(begin)

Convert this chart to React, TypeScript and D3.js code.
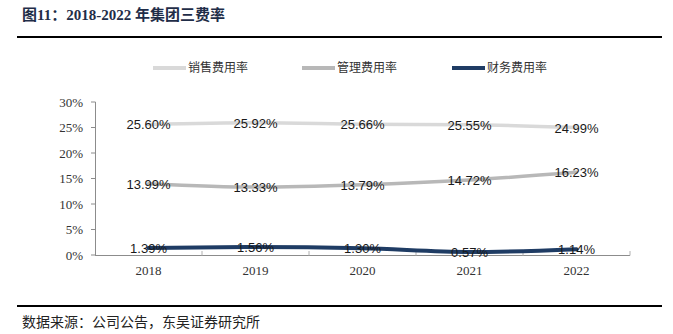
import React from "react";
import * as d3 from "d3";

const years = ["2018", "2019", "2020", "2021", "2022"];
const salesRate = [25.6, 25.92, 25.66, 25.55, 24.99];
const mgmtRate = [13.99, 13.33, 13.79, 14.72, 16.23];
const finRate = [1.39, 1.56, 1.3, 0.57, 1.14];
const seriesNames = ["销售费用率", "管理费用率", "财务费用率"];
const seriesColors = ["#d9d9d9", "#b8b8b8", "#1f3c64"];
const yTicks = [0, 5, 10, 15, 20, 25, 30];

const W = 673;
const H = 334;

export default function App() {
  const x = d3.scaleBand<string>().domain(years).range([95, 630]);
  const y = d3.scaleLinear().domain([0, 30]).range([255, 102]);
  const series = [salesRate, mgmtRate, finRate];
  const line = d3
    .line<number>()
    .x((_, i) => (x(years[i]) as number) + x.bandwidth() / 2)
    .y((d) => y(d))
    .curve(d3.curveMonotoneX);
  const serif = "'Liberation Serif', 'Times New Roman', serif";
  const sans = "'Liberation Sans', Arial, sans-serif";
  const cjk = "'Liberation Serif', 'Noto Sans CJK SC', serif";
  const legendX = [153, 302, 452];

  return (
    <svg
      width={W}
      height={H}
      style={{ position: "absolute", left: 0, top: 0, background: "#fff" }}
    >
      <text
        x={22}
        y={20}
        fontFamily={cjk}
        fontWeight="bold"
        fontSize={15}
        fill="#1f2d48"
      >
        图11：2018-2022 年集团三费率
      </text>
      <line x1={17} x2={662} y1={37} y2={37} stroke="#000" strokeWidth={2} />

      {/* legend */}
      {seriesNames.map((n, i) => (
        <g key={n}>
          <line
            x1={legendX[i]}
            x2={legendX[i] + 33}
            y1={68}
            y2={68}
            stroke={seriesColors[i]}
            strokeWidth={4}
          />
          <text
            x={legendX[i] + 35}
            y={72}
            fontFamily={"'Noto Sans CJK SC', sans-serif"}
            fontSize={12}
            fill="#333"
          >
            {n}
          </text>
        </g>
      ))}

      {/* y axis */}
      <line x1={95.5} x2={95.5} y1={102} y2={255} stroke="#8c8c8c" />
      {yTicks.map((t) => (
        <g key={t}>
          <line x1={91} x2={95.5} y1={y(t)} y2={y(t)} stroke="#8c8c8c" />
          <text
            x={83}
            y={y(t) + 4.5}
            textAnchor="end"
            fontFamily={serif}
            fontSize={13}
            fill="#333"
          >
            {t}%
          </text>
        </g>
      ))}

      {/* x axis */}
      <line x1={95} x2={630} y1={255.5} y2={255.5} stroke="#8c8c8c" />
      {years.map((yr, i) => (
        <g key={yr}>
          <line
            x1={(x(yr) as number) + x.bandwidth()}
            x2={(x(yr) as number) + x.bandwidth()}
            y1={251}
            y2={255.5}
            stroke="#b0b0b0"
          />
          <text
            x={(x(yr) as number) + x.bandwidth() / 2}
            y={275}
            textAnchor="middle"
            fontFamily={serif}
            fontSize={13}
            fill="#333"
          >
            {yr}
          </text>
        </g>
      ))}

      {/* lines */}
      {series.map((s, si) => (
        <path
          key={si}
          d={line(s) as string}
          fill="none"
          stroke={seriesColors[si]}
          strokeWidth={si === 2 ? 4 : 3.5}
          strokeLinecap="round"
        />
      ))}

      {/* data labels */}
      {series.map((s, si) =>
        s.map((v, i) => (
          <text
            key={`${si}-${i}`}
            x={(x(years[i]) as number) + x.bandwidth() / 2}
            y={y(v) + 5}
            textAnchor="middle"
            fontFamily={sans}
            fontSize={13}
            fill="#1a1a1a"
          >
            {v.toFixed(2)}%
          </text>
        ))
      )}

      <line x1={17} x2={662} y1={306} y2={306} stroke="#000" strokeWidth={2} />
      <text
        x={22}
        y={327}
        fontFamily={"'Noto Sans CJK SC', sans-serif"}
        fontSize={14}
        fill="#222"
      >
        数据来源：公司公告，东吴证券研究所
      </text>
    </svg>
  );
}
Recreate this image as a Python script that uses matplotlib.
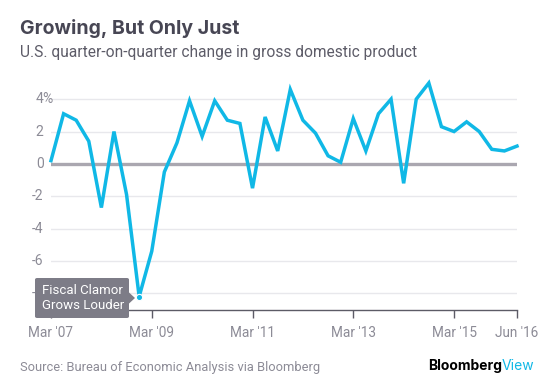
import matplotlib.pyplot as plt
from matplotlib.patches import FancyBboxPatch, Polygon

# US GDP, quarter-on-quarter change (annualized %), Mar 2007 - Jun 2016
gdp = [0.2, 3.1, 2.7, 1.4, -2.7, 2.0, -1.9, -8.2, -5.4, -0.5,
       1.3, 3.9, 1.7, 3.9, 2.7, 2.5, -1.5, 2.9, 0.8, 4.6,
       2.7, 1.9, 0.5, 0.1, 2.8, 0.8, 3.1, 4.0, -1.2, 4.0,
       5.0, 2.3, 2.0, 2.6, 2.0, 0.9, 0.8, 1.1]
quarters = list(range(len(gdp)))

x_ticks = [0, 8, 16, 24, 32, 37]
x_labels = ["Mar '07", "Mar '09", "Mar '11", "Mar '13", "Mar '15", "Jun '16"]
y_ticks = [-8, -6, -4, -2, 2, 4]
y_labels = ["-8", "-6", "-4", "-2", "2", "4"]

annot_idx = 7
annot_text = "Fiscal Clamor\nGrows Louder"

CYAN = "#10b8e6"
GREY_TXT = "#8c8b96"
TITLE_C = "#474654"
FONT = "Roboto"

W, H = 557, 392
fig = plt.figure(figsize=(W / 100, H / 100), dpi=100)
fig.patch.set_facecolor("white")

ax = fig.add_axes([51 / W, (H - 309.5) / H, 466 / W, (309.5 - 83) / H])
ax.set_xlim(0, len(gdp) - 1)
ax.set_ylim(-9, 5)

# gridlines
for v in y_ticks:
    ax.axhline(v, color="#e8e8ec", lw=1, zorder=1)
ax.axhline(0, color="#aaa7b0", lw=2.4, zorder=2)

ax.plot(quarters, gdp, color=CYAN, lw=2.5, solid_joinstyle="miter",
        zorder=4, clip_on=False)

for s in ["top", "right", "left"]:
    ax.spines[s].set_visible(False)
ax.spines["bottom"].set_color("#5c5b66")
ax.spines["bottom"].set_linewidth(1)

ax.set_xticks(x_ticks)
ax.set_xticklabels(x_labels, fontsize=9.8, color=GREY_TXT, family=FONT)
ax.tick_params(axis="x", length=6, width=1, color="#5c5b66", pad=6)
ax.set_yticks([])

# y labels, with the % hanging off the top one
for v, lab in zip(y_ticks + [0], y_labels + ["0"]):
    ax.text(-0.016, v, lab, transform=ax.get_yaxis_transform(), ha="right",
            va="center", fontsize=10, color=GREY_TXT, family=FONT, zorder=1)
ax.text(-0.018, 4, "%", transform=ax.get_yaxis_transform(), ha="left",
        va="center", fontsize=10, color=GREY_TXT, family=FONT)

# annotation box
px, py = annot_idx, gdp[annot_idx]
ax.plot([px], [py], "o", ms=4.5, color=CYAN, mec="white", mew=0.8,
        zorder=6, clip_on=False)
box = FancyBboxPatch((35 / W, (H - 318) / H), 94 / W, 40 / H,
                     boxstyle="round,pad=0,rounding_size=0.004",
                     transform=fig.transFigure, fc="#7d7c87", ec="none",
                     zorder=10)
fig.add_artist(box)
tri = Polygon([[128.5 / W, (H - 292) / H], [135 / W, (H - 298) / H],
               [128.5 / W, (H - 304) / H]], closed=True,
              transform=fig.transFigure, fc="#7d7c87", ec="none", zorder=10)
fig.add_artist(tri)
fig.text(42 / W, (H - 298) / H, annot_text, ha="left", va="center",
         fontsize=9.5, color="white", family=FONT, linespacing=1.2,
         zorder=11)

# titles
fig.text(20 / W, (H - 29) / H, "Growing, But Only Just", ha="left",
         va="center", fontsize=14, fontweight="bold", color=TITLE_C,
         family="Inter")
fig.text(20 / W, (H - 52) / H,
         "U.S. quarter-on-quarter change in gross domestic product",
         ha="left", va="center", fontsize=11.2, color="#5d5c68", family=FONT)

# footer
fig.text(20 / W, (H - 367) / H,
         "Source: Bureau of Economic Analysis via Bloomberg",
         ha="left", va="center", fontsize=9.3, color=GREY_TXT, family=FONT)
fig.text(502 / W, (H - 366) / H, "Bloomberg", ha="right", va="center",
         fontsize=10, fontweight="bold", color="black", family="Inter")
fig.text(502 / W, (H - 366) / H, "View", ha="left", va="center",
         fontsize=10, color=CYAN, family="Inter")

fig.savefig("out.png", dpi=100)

(end)

Task to carry out — From the line containing "Recreate this image" to the line containing "zorder=4, clip_on=False)", both lines included, give the text again exactly, without any pictures.

Response to the task —
Recreate this image as a Python script that uses matplotlib.
import matplotlib.pyplot as plt
from matplotlib.patches import FancyBboxPatch, Polygon

# US GDP, quarter-on-quarter change (annualized %), Mar 2007 - Jun 2016
gdp = [0.2, 3.1, 2.7, 1.4, -2.7, 2.0, -1.9, -8.2, -5.4, -0.5,
       1.3, 3.9, 1.7, 3.9, 2.7, 2.5, -1.5, 2.9, 0.8, 4.6,
       2.7, 1.9, 0.5, 0.1, 2.8, 0.8, 3.1, 4.0, -1.2, 4.0,
       5.0, 2.3, 2.0, 2.6, 2.0, 0.9, 0.8, 1.1]
quarters = list(range(len(gdp)))

x_ticks = [0, 8, 16, 24, 32, 37]
x_labels = ["Mar '07", "Mar '09", "Mar '11", "Mar '13", "Mar '15", "Jun '16"]
y_ticks = [-8, -6, -4, -2, 2, 4]
y_labels = ["-8", "-6", "-4", "-2", "2", "4"]

annot_idx = 7
annot_text = "Fiscal Clamor\nGrows Louder"

CYAN = "#10b8e6"
GREY_TXT = "#8c8b96"
TITLE_C = "#474654"
FONT = "Roboto"

W, H = 557, 392
fig = plt.figure(figsize=(W / 100, H / 100), dpi=100)
fig.patch.set_facecolor("white")

ax = fig.add_axes([51 / W, (H - 309.5) / H, 466 / W, (309.5 - 83) / H])
ax.set_xlim(0, len(gdp) - 1)
ax.set_ylim(-9, 5)

# gridlines
for v in y_ticks:
    ax.axhline(v, color="#e8e8ec", lw=1, zorder=1)
ax.axhline(0, color="#aaa7b0", lw=2.4, zorder=2)

ax.plot(quarters, gdp, color=CYAN, lw=2.5, solid_joinstyle="miter",
        zorder=4, clip_on=False)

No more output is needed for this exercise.